De privilégiés à parias
Toujours est-il que la vie des Kostov change. De fonctionnaires privilégiés du régime, ils deviennent des parias. Des transfuges. En tant que tel, Vladimir trouve rapidement du travail à Radio Free Europe (RFE), financée par le Congrès américain. Mais les choses sont loin d’être simples: lorsqu’il formule sa demande d’asile, Vladimir est tétanisé à l'idée de tomber sur un agent double. Il prend d’infinies précautions, s’adresse simultanément à la France et aux Etats-Unis…
Pendant quelques jours, le couple bénéficie d’une protection policière, puis il doit se fondre dans l’anonymat de la région parisienne. Curieusement, la direction de la DS fait l’autruche pendant de longues semaines, avant de suggérer qu’il a certainement été kidnappé. La vérité est que le «Centre» ne revient toujours pas de la trahison d’un de ses meilleurs agents. «Nous vous avions à l’œil depuis le début. Mais pas un seul instant nous n’imaginions que vous alliez faire défection. Sinon, on serait venu vous voir», a confié des années plus tard un policier du contre-espionnage français à Vladimir.
Mais la DS n’oublie pas facilement. «Au printemps de l’année suivante, j’ai reçu la visite d’un journaliste de Sofia. Avant de remonter dans l’avion, il m’a avoué la véritable raison de son déplacement: il était porteur d’un message de la DS à mon intention. On proposait de me pardonner si j’acceptais de continuer à leur rendre des services. J’ai refusé catégoriquement», se souvient Vladimir.
«Comme un coup dans le dos»
La sanction ne tarde pas. Quelques semaines plus tard, son procès s’ouvre à huis clos à Sofia: il y sera condamné à mort pour «haute trahison». Et deux mois plus tard, en ce samedi 26 août un peu frisquet pour la saison, Vladimir ressent «comme un coup dans le dos» sur l’escalier roulant qui sort du métro Champs-Elysées. Il croit que des enfants s’amusent à jeter des cailloux, avant d’entrapercevoir un homme qui les dépasse et emprunte précipitamment la sortie.

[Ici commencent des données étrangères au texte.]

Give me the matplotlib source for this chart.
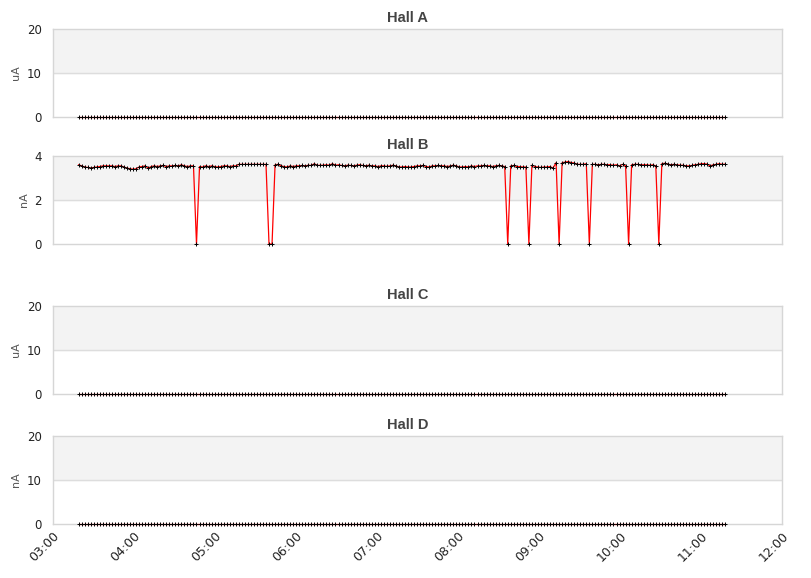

«Je n’ai pas vu le parapluie. Mais je sais qu’à ce moment précis le verdict a été exécuté», dit Vladimir. Avec Natalia, ils étaient sortis se balader dans le jardin du Luxembourg ce jour-là, mais la douleur devient telle qu’ils décident de passer aux urgences. Le jeune interne qui les reçoit conclut à une piqûre de guêpe. Vladimir reste cloué au lit jusqu’au lundi, avec une forte température. Il ne croit pas à cette histoire de guêpe, mais décide de ne rien dire. D’autant plus qu’il se sent mieux: Natalia le soigne avec du lait et des compresses, comme le lui a appris sa mère.
Un autre étrange incident
Il est à l’antenne lorsqu’il apprend, le 10 septembre, la mort de Markov à Londres. Piqûre à la jambe, fièvre suivie de septicémie… Avant de sombrer dans le coma, l’écrivain a aussi raconté cet étrange incident, sur le pont de Waterloo, avec un inconnu portant un parapluie. Vladimir décide alors de rendre publique sa propre mésaventure. Scotland Yard déboule à Paris. Un chirurgien de confiance, encadré par les agents d’au moins trois services occidentaux, l’opère dans une maison de campagne. Une semaine plus tard, la justice britannique ordonne l’exhumation du corps de Markov pour une seconde autopsie: on y trouvera cette fois-ci la même bille perforée de microscopiques canaux et des traces de ricine. L’affaire du parapluie bulgare est née.
Quand Vladimir finit son récit, le soleil a disparu depuis longtemps derrière les immeubles parisiens. Il est frais comme un gardon. Les yeux de Natalia sont un peu rougis, mais c’est peut-être juste une réaction à la chaleur étouffante. Aujourd’hui, leur vie est plus que jamais ici. Leurs enfants ont superbement réussi leur carrière. Et le clan des Kostov compte déjà quatre générations qui se réunissent régulièrement dans le pavillon familial, pour le grand bonheur de Vladimir et Natalia. Ces derniers ont été à la fois acteurs et témoins d’une époque que leurs petits et arrière-petits-enfants auront certainement du mal à comprendre.
«J’aurais aussi obéi aux ordres»
«Objectivement, vous ne devriez pas être vivant», avait dit à Vladimir l’expert en poisons de Scotland Yard en 1978. A-t-il seulement pardonné à ses anciens collègues d’avoir voulu sa mort? «Bien évidemment. A leur place, j’aurais fait de même. J’aurais obéi aux ordres», m’a-t-il dit. «C’est comme ça que nous vivions», glisse Natalia, comme pour l’excuser. Puis ils agitent longuement la main avant de s’engouffrer dans la bouche de métro.